The loan is repaid once the crops are harvested and sold, with payments processed through the KamPay wallet. “We don’t require collateral, but AGS helps us determine which farmers qualify for loans,” said Yigal Weinberger, KamPay’s Chief Technology Officer.
Fighting Fraud in Crypto Lending
One major concern in crypto lending is the risk of fraud. The Central Bank of Nigeria cited fraud prevention as one of its main reasons for launching the eNaira.
Nathan Lynch from Thomson Reuters highlighted that many crypto platforms lack proper Know-Your-Customer (KYC) and Anti-Money Laundering (AML) measures.
“The digital nature of these transactions means that people are rarely meeting in person, which increases the risk of identity fraud and money laundering,” he said.
For investors, he advised focusing on the “return of money” rather than just the “return on investment.”
South Africa’s Role in Crypto Regulation
South Africa is one of the largest crypto markets in Africa, but it has also experienced several major scams, including the Mirror Trading International (MTI) scandal, in which thousands of people lost Bitcoin before the company collapsed in 2020.
Despite the setbacks, South Africa remains largely unregulated, though the South African Reserve Bank (SARB) has announced that new regulations are expected soon.
“People are still skeptical due to past scams, but regulation is coming.
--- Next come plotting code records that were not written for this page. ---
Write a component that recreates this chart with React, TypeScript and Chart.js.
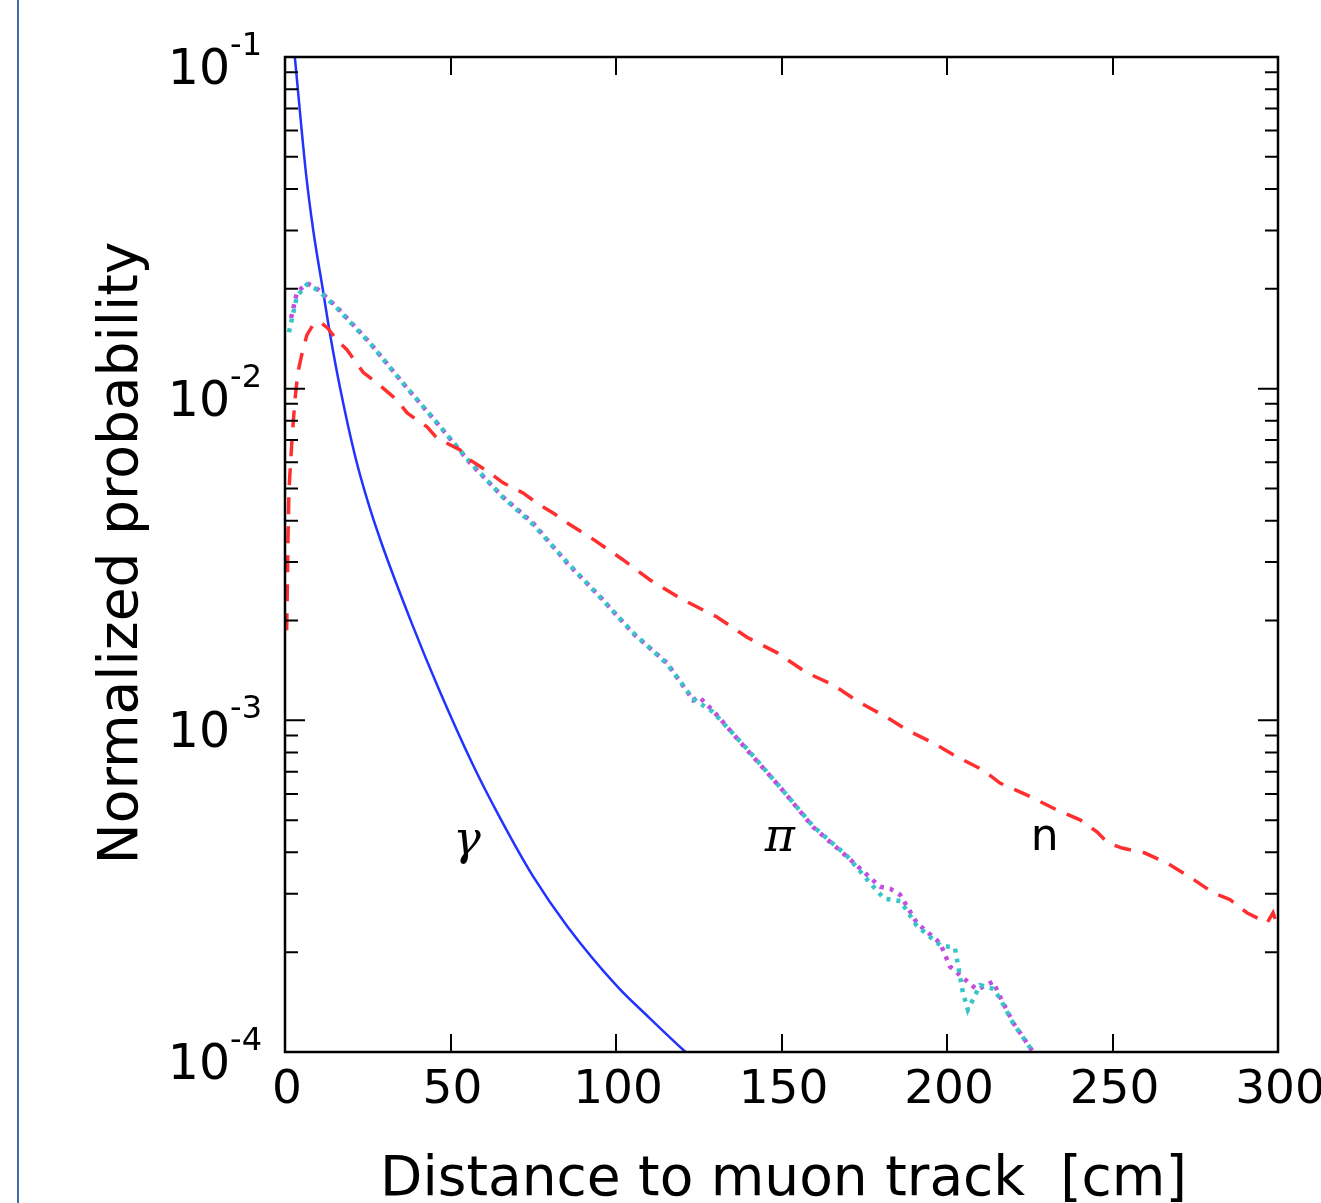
import React, { useEffect, useRef } from 'react';
import { Chart, registerables } from 'chart.js';

Chart.register(...registerables);

// ---- data ----
const gammaX = [1, 3, 6.3, 8.5, 11.5, 13.6, 16.6, 21.1, 25, 29.3, 38.4, 46.2, 56.8, 65, 74.9, 85.2, 100.3, 110, 121, 124];
const gammaY = [0.16, 0.0993, 0.045, 0.0302, 0.0197, 0.01462, 0.0101, 0.00631, 0.00457, 0.00339, 0.00195, 0.00126, 0.000733, 0.000507, 0.000339, 0.00024, 0.000158, 0.000127, 0.0001, 0.000094];

const piMagX = [1.5, 3.6, 6.6, 10, 15.7, 25.7, 35.6, 45.9, 55.9, 65.9, 74.9, 85.2, 95.2, 105.1, 115.4, 123.3, 125, 129.3, 139.6, 149.5, 159.5, 169.8, 179.8, 183, 185.8, 190.9, 197.9, 200.9, 209.1, 213.9, 216, 219.9, 226];
const piMagY = [0.0158, 0.0195, 0.0208, 0.0199, 0.0176, 0.01374, 0.0104, 0.00788, 0.00597, 0.00471, 0.00394, 0.00298, 0.00236, 0.00183, 0.00149, 0.00115, 0.00118, 0.00107, 0.000814, 0.00063, 0.000477, 0.000388, 0.000315, 0.00031, 0.000298, 0.000245, 0.000213, 0.000181, 0.000154, 0.000163, 0.000147, 0.000123, 0.0001];

const piCyanX = [1.2, 3.6, 6.6, 10, 15.7, 25.7, 35.6, 45.9, 55.9, 65.9, 74.9, 85.2, 95.2, 105.1, 115.4, 123.3, 129.3, 139.6, 149.5, 159.5, 169.8, 176, 181, 186, 190.9, 197.9, 202.4, 204.8, 206.3, 210, 214, 216, 220, 226];
const piCyanY = [0.0148, 0.019, 0.0206, 0.0198, 0.0175, 0.0137, 0.0104, 0.0079, 0.006, 0.0047, 0.0039, 0.003, 0.00235, 0.00184, 0.00148, 0.00116, 0.00106, 0.00082, 0.00063, 0.00048, 0.00039, 0.00033, 0.00029, 0.000285, 0.00024, 0.00021, 0.000206, 0.000151, 0.000134, 0.000159, 0.000155, 0.000145, 0.000122, 0.0001];

const neutronX = [0.5, 0.7, 0.9, 1.2, 2.1, 3.0, 3.9, 5.1, 6.6, 8.5, 10.6, 13, 15.7, 18.7, 23.6, 27.8, 33.8, 36.9, 42.9, 45.9, 52.9, 55.9, 61.9, 65.9, 71.9, 76.1, 81, 85.2, 92.1, 102.1, 110.3, 120.2, 130.5, 139.6, 148.6, 157.7, 165.6, 173.1, 181.9, 187.9, 195.8, 203, 210.9, 216, 224.2, 232, 240.2, 245.3, 248.6, 252.9, 259.8, 266.5, 273.4, 280.4, 285.5, 290.6, 296.7, 298.5, 300.3];
const neutronY = [0.00187, 0.00247, 0.0035, 0.00495, 0.007, 0.00925, 0.0112, 0.0127, 0.0145, 0.0156, 0.0159, 0.0152, 0.014, 0.0131, 0.0112, 0.0104, 0.00925, 0.00845, 0.00767, 0.0071, 0.00653, 0.0061, 0.00557, 0.0052, 0.00485, 0.00452, 0.00422, 0.00394, 0.00357, 0.00305, 0.00265, 0.00231, 0.00205, 0.00178, 0.0016, 0.00139, 0.00128, 0.00114, 0.00102, 0.000935, 0.000855, 0.000776, 0.000708, 0.000647, 0.000595, 0.000544, 0.000501, 0.000461, 0.000427, 0.000412, 0.000398, 0.000371, 0.000337, 0.000302, 0.000288, 0.000263, 0.000245, 0.000263, 0.000233];

const xTickValues = [0, 50, 100, 150, 200, 250, 300];
const yMajorExponents = [-1, -2, -3, -4];
const curveLabels = ['γ', 'π', 'n'];
const curveLabelX = [55, 149.5, 229.5];
const curveLabelY = [0.00043, 0.00044, 0.00044];

const xTitle = 'Distance to muon track  [cm]';
const yTitle = 'Normalized probability';

function pts(xs: number[], ys: number[]) {
  return xs.map((x, i) => ({ x, y: ys[i] }));
}

const decorPlugin = {
  id: 'decor',
  afterDraw(chart: any) {
    const { ctx, chartArea: a, scales } = chart;
    const xs = scales.x;
    const ys = scales.y;
    ctx.save();
    ctx.strokeStyle = '#000';
    ctx.fillStyle = '#000';
    ctx.lineWidth = 2.5;
    ctx.lineCap = 'butt';
    ctx.setLineDash([]);
    // frame
    ctx.strokeRect(a.left, a.top, a.right - a.left, a.bottom - a.top);

    ctx.lineWidth = 2;
    const majorLen = 18;
    const minorLen = 13;
    // x major ticks, inward top and bottom
    xTickValues.forEach((v) => {
      const px = Math.round(xs.getPixelForValue(v));
      ctx.beginPath();
      ctx.moveTo(px, a.bottom);
      ctx.lineTo(px, a.bottom - majorLen);
      ctx.moveTo(px, a.top);
      ctx.lineTo(px, a.top + majorLen);
      ctx.stroke();
    });
    // y major ticks
    yMajorExponents.forEach((e) => {
      const py = ys.getPixelForValue(Math.pow(10, e));
      ctx.beginPath();
      ctx.moveTo(a.left, py);
      ctx.lineTo(a.left + majorLen + 2, py);
      ctx.moveTo(a.right, py);
      ctx.lineTo(a.right - majorLen - 2, py);
      ctx.stroke();
    });
    // y minor ticks
    for (let e = -4; e <= -2; e++) {
      for (let m = 2; m <= 9; m++) {
        const py = ys.getPixelForValue(m * Math.pow(10, e));
        ctx.beginPath();
        ctx.moveTo(a.left, py);
        ctx.lineTo(a.left + minorLen, py);
        ctx.moveTo(a.right, py);
        ctx.lineTo(a.right - minorLen, py);
        ctx.stroke();
      }
    }

    // x tick labels
    ctx.font = '47px "DejaVu Sans"';
    ctx.textAlign = 'center';
    ctx.textBaseline = 'alphabetic';
    xTickValues.forEach((v) => {
      const px = xs.getPixelForValue(v);
      ctx.fillText(String(v), px + 2, a.bottom + 51);
    });

    // y tick labels 10^e
    yMajorExponents.forEach((e) => {
      const py = ys.getPixelForValue(Math.pow(10, e));
      ctx.font = '32px "DejaVu Sans"';
      const sup = String(e);
      const wSup = ctx.measureText(sup).width;
      ctx.font = '49px "DejaVu Sans"';
      const base = '10';
      const wBase = ctx.measureText(base).width;
      const right = a.left - 23;
      ctx.textAlign = 'left';
      ctx.fillText(base, right - wSup - wBase, py + 27);
      ctx.font = '32px "DejaVu Sans"';
      ctx.fillText(sup, right - wSup, py - 2);
    });

    // axis titles
    ctx.font = '55px "DejaVu Sans"';
    ctx.textAlign = 'center';
    ctx.fillText(xTitle, (a.left + a.right) / 2 + 2, a.bottom + 143);
    ctx.save();
    ctx.translate(137, 553);
    ctx.rotate(-Math.PI / 2);
    ctx.fillText(yTitle, 0, 0);
    ctx.restore();

    // curve labels
    curveLabels.forEach((t, i) => {
      const px = xs.getPixelForValue(curveLabelX[i]);
      const py = ys.getPixelForValue(curveLabelY[i]);
      if (t === 'n') ctx.font = '44px "DejaVu Sans"';
      else ctx.font = 'italic 46px "DejaVu Serif"';
      ctx.textAlign = 'center';
      ctx.textBaseline = 'middle';
      ctx.fillText(t, px, py);
    });
    ctx.restore();
  },
};

export default function App() {
  const ref = useRef<HTMLCanvasElement | null>(null);
  useEffect(() => {
    if (!ref.current) return;
    const chart = new Chart(ref.current, {
      type: 'line',
      data: {
        datasets: [
          {
            label: 'n',
            data: pts(neutronX, neutronY),
            borderColor: '#ff2f2f',
            borderWidth: 3.5,
            borderDash: [17, 12],
            borderCapStyle: 'butt',
            pointRadius: 0,
            tension: 0,
            fill: false,
          },
          {
            label: 'π cyan',
            data: pts(piCyanX, piCyanY),
            borderColor: '#36c6c8',
            borderWidth: 4.5,
            borderDash: [4, 6],
            borderDashOffset: 0,
            pointRadius: 0,
            tension: 0,
            fill: false,
          },
          {
            label: 'π magenta',
            data: pts(piMagX, piMagY),
            borderColor: '#c24ddf',
            borderWidth: 4.5,
            borderDash: [4, 6],
            borderDashOffset: 5,
            pointRadius: 0,
            tension: 0,
            fill: false,
          },
          {
            label: 'γ',
            data: pts(gammaX, gammaY),
            borderColor: '#2233ff',
            borderWidth: 2.5,
            pointRadius: 0,
            cubicInterpolationMode: 'monotone',
            fill: false,
          },
        ],
      },
      options: {
        responsive: false,
        maintainAspectRatio: false,
        animation: false,
        layout: { padding: { left: 285, top: 57, right: 43, bottom: 151 } },
        scales: {
          x: { type: 'linear', min: 0, max: 300, display: false },
          y: { type: 'logarithmic', min: 1e-4, max: 1e-1, display: false },
        },
        plugins: {
          legend: { display: false },
          tooltip: { enabled: false },
        },
      },
      plugins: [decorPlugin],
    } as any);
    return () => chart.destroy();
  }, []);

  return (
    <div style={{ position: 'absolute', left: 0, top: 0, width: 1321, height: 1203, background: '#fff', overflow: 'hidden' }}>
      <div style={{ position: 'absolute', left: 17, top: 0, width: 2, height: 1203, background: '#3f6ea8' }} />
      <canvas ref={ref} width={1321} height={1203} style={{ display: 'block', width: 1321, height: 1203 }} />
    </div>
  );
}
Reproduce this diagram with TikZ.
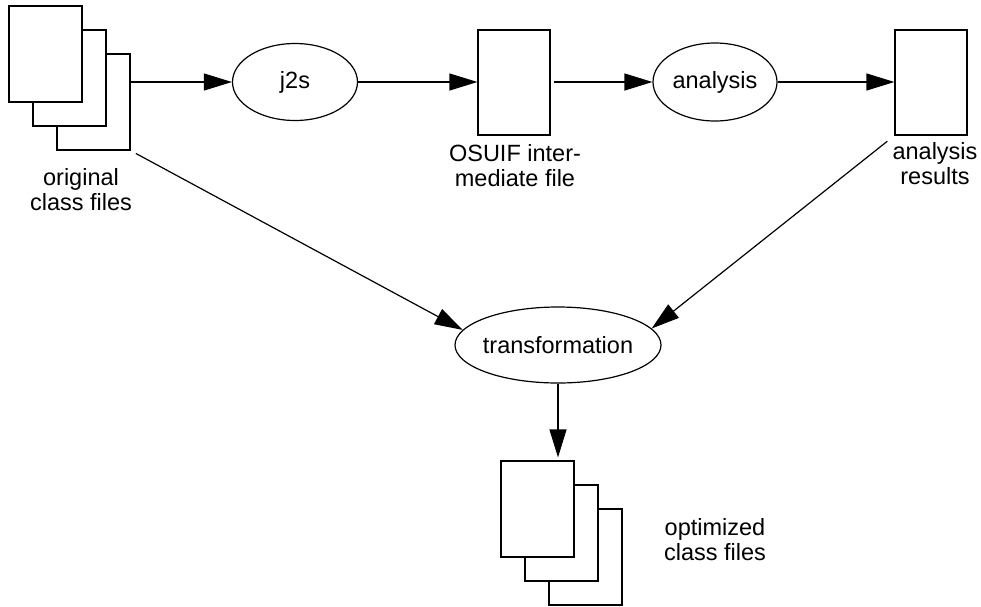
\documentclass[tikz,border=0pt]{standalone}
\usepackage{fontspec}
\setmainfont{Liberation Sans}
\usetikzlibrary{shapes.geometric,arrows.meta}

\tikzset{
  page/.style={draw, fill=white, line width=1.2pt, minimum width=73pt, minimum height=96pt, inner sep=0pt},
  datafile/.style={draw, line width=1.2pt, minimum width=72pt, minimum height=105pt, inner sep=0pt},
  proc/.style={draw, ellipse, line width=1.2pt, inner sep=0pt, font=\fontsize{23.5}{25}\selectfont},
  lbl/.style={align=center, anchor=north, inner sep=0pt, font=\fontsize{23.5}{25}\selectfont},
  flow/.style={line width=1.2pt, -{Triangle[length=28pt,width=17pt]}}
}

\begin{document}
\begin{tikzpicture}[x=1pt, y=-1pt]
\useasboundingbox (0,0) rectangle (981,606);

% original class files
\node[page] (orig3) at (93.5,102) {};
\node[page] (orig2) at (69.5,78) {};
\node[page] (orig1) at (45.5,54) {};
\node[lbl] (origlbl) at (81,168) {original\\class files};

\node[proc, minimum width=125pt, minimum height=77pt] (j2s) at (295,82) {j2s};

\node[datafile] (osuif) at (514,82.5) {};
\node[lbl] (osuiflbl) at (515,144) {OSUIF inter-\\mediate file};

\node[proc, minimum width=124pt, minimum height=78pt] (analysis) at (715,82) {analysis};

\node[datafile] (results) at (931,82.5) {};
\node[lbl] (resultslbl) at (935,142) {analysis\\results};

\node[proc, minimum width=206pt, minimum height=76pt, inner xsep=-3pt] (trans) at (558,345) {transformation};

% optimized class files
\node[page] (opt3) at (585.5,557) {};
\node[page] (opt2) at (561.5,533) {};
\node[page] (opt1) at (537.5,509) {};
\node[lbl] (optlbl) at (715,518) {optimized\\class files};

% -------- flows -----------
\draw[flow] (orig3.east |- j2s.west) -- (j2s.west);
\draw[flow] (j2s.east) -- (j2s.east -| osuif.west);
\draw[flow, shorten <=3pt] (osuif.east |- analysis.west) -- (analysis.west);
\draw[flow] (analysis.east) -- (analysis.east -| results.west);
\draw[flow, shorten <=6pt] (orig3.south east) -- (trans.171);
\draw[flow, shorten <=9pt] (results.south west) -- (trans.10);
\draw[flow, shorten >=3pt] (trans.south) -- (trans.south |- opt1.north);
\end{tikzpicture}
\end{document}
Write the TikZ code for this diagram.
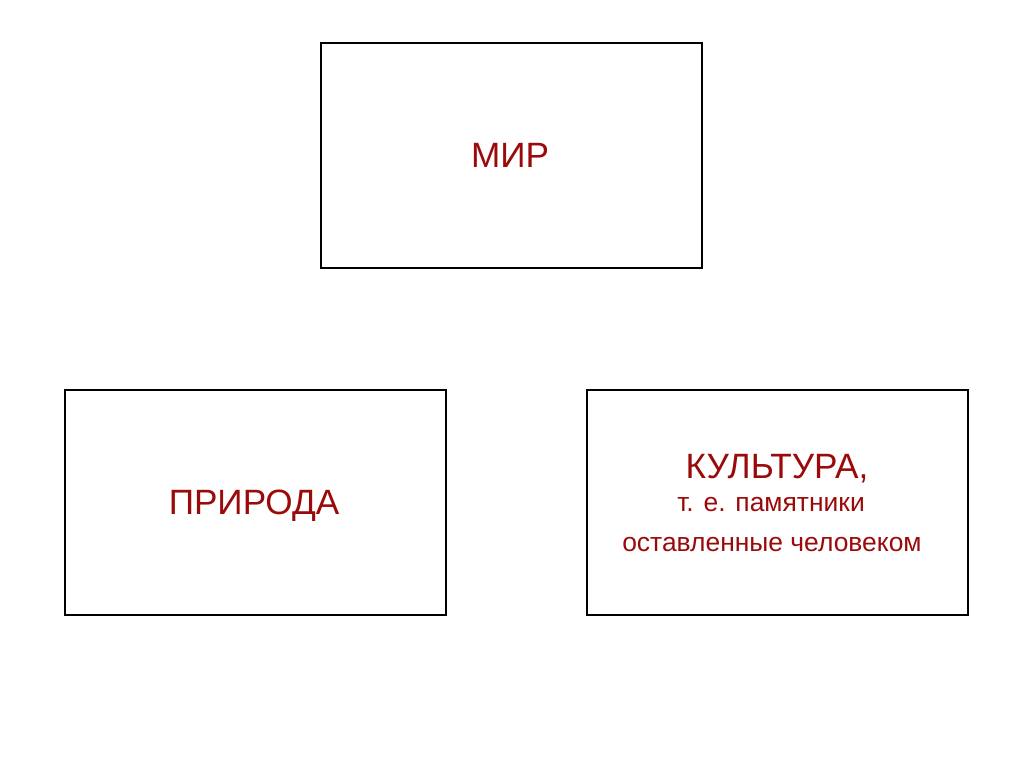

We don’t know exactly what form it will take, but it’s a step in the right direction,” said Olivier.
SARB has stated that it aims to balance innovation with risk mitigation, ensuring that digital finance grows within a regulated framework. Experts believe South Africa’s regulatory approach will influence policies across the continent.
“Scams and fraud are pushing African governments to regulate crypto. The industry is here to stay—it’s just a matter of how it will be managed,” said Lynch.
As crypto lending continues to evolve, its future in Africa will largely depend on how well regulations can balance financial inclusion, innovation, and consumer protection.